Fatwa haram penggunaan IUD, Vasektomi, maupun
Tubektomi tentu menjadi preseden buruk bagi kesuksesan program pembangunanisme
secara keseluruhan. Atas dasar ini pula pemerintah berusaha keras mempersuasi
ulama agar mencabut fatwa tersebut. Langkah pemerintah tergolong sukses. Pada Konferensi
Nasional Ulama di Jakarta pada 1983, MUI akhirnya benar-benar merevisi fatwa
haram penggunaan IUD. Kasus ini memberikan gambaran yangmemadai bagaimana
hegemoni pemerintahan Orde Baru dengan mudah menetralisasi pandangan-pandangan
keagamaan MUI. Pada saat bersamaan, dengan mencabut fatwa keagamaan tentang
penggunaan teknologi KB, MUI sebenarnya sedang memberikan menjustifikasi bagi
program-program pemerintah Orde Baru.
Kasus lain yang tidak kalah populer adalah
sikap MUI terhadap penyelenggaraan judi lotere (Porkas) atau kemudian berubah menjadi
Sumbangan Dana Sosial Berhadiah (SDSB). Baik Porkas maupun SDSB merupakan model
perjudian yang disponsori pemerintah Orde Baru untuk menggalang dana olah raga.

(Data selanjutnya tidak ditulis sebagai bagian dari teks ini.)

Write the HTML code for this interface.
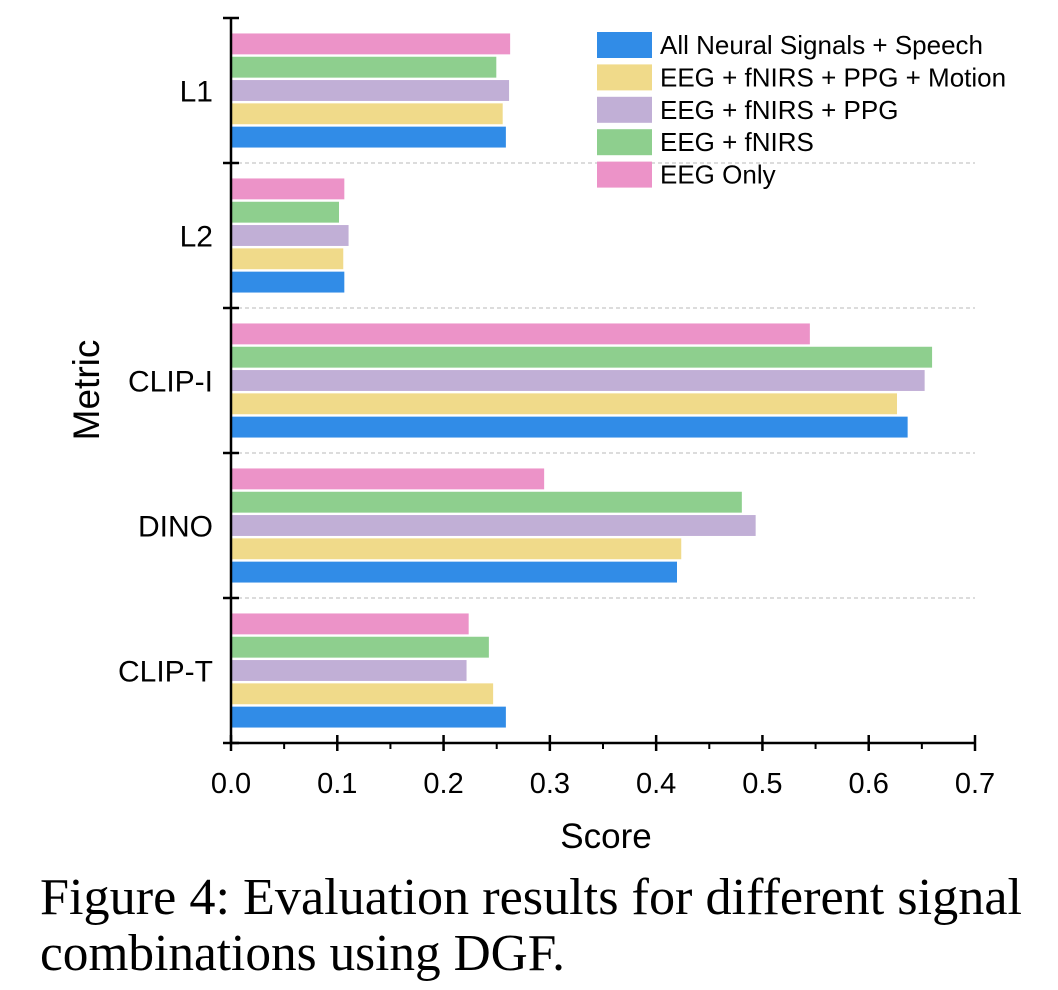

Betapapun mayoritas umat Islam menjadi costumer model judi tersebut, akan
tetapi sikap resmi umat Islam memprotes, bahkan menolak model-model judi
tersebut. Suara resmi umat Islam mengharamkan judi tersebut.
Berhadapan dengan resistensi umat Islam
tersebut, kebijakan resmi MUI hanyalah memilih diam diantara polemik yang
sedang berkembang. Sebaliknya, MUI malah membuat saluran lain untuk
melegitimasi judi Porkas. Misalnya, Ketua Komisi Fatwa MUI Pusat pada masa itu,
Ibrahim Hosen, secara eksplisit menjelaskan pandangannya tentang halalnya
Porkas. Menurut ulama pakar perbandingan mazhab tersebut, Porkas tidak bisa
disamakan dengan judi dan karena itu tidak dapat diberi status haram. Meski
sikap keagamaan tersebut ditegaskan sebagai pendapat pribadi Ibrahim Hosen,
akan tetapi memperhatikan posisinya sebagai ketua Komisi Fatwa MUI, masyarakat
tetap dengan mudah menyimpulkan bahwa sikap Ibrahim Hosen merupakan sikap resmi
MUI.
Di awal dekade 1990-an, terjadi gelombang
aksi mahasiswa menentang judi SDSB. Aksi tersebut berjalan massif dan sempat
menggoncang pemerintahan Orde Baru. MUI tidak punya pilihan kecuali merespon
desakan masyarakat tersebut dengan fatwa resmi. Dan baru pada 23 November 1991,
MUI mengeluarkan fatwa bahwa judi lotere (SDSB) banyak mudharatnya dan hukumnya
haram.
Dua kasus tersebut cukup menggambarkan
bagaimana peran dan fungsi MUI benar-benar dikendalikan oleh kepentingan
politik Orde Baru. Pemerhati semisal Hooker dan Mudzhar cenderung memandang MUI
tidak berdaya menghadapi tekanan pemerintah Orde Baru, sehingga peran dan
fungsi keagamaannya direduksi menjadi pemberi legitimasi keagamaan terhadap kebijakan-kebijakan
pemerintah. Menurut Ahmad Zainul Hamdi, konformitas MUI terhadap kebijakan
pemerintah sebagaimana tampak pada dua kasus di atas, cenderung dilakukan
dengan dua pola. Pertama, MUI mengembangkan pola diamatau bersikap abstain
dalam sebuah kasus yang dilematis seperti judi lotere. Sikap diam atau abstain
MUI dalam kasus-kasus krusial dapat diterjemahkan sebagai dukungan pasif MUI
terhadap kebijakan bermasalah. Kedua, MUI memberi fatwa yang bersifat
supportive terhadap kebijakan pemerintah.
Demikianlah gambaran umum MUI yang senantiasa
tunduk terhadap kebijakan pemerintah Orde Baru. Selama periode ini, citra MUI
tidak pernah lepas dari kebijakan-kebijakan resmi pemerintah. Sebagai lembaga
keagamaan, MUI merupakan lembaga yang dirawat oleh Orde Baru untuk kepentingan penyuksesan
program-program pembangunanisme-nya.